Enhancing Robustness in Post-Processing Watermarking: An Ensemble Attack Network Using CNNs and Transformers
Tzuhsuan Huang 1,2, Cheng Yu Yeo 1,2, Tsai-Ling Huang 2, Hong-Han Shuai 2, Wen-Huang Cheng 3,1, Jun-Cheng Chen 1
Published on arXiv
2509.03006
Output Integrity Attack
OWASP ML Top 10 — ML09
Key Finding
Combining a CNN-based spatial-domain attack network with a Transformer-based frequency-domain attack network in an ensemble training scheme improves StegaStamp robustness by 18.743% against regeneration attacks on the WAVES benchmark.
DeepRobustWatermark
Novel technique introduced
Recent studies on deep watermarking have predominantly focused on in-processing watermarking, which integrates the watermarking process into image generation. However, post-processing watermarking, which embeds watermarks after image generation, offers more flexibility. It can be applied to outputs from any generative model (e.g. GANs, diffusion models) without needing access to the model's internal structure. It also allows users to embed unique watermarks into individual images. Therefore, this study focuses on post-processing watermarking and enhances its robustness by incorporating an ensemble attack network during training. We construct various versions of attack networks using CNN and Transformer in both spatial and frequency domains to investigate how each combination influences the robustness of the watermarking model. Our results demonstrate that combining a CNN-based attack network in the spatial domain with a Transformer-based attack network in the frequency domain yields the highest robustness in watermarking models. Extensive evaluation on the WAVES benchmark, using average bit accuracy as the metric, demonstrates that our ensemble attack network significantly enhances the robustness of baseline watermarking methods under various stress tests. In particular, for the Regeneration Attack defined in WAVES, our method improves StegaStamp by 18.743%. The code is released at:https://github.com/aiiu-lab/DeepRobustWatermark.
Key Contributions
- Ensemble attack network combining CNN (spatial domain) and Transformer (frequency domain) attack networks for adversarial training of watermarking models
- Systematic ablation of CNN vs.
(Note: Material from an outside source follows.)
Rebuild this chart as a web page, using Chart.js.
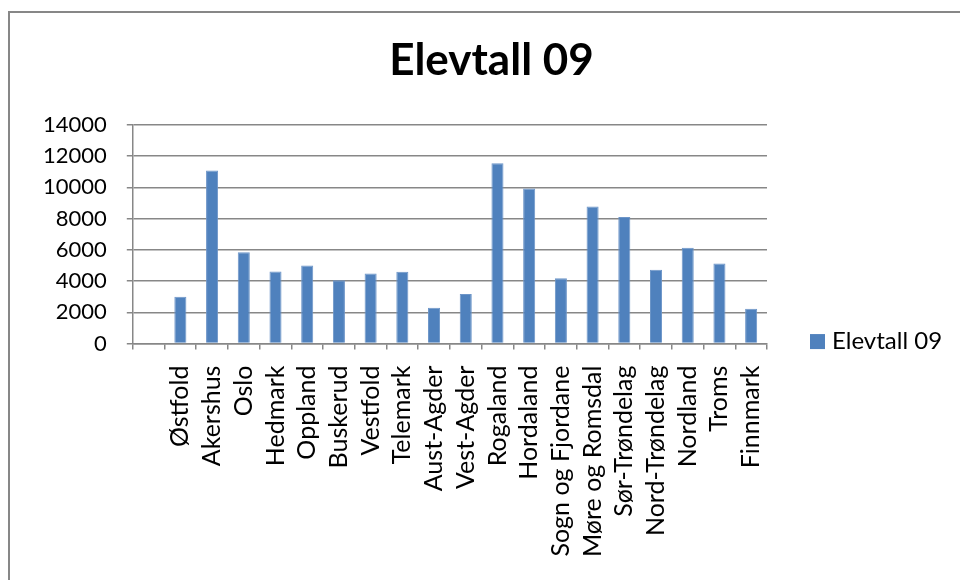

Transformer and spatial vs. frequency domain combinations to identify the most effective configuration for watermark robustness
- 18.743% improvement over StegaStamp on the Regeneration Attack in the WAVES benchmark using the proposed ensemble training strategy
🛡️ Threat Analysis
Directly addresses content watermarking robustness for AI-generated images — watermarks are embedded in image outputs (not model weights) to enable provenance tracking; the ensemble attack network is an adversarial training technique to harden these content watermarks against removal attacks including regeneration attacks.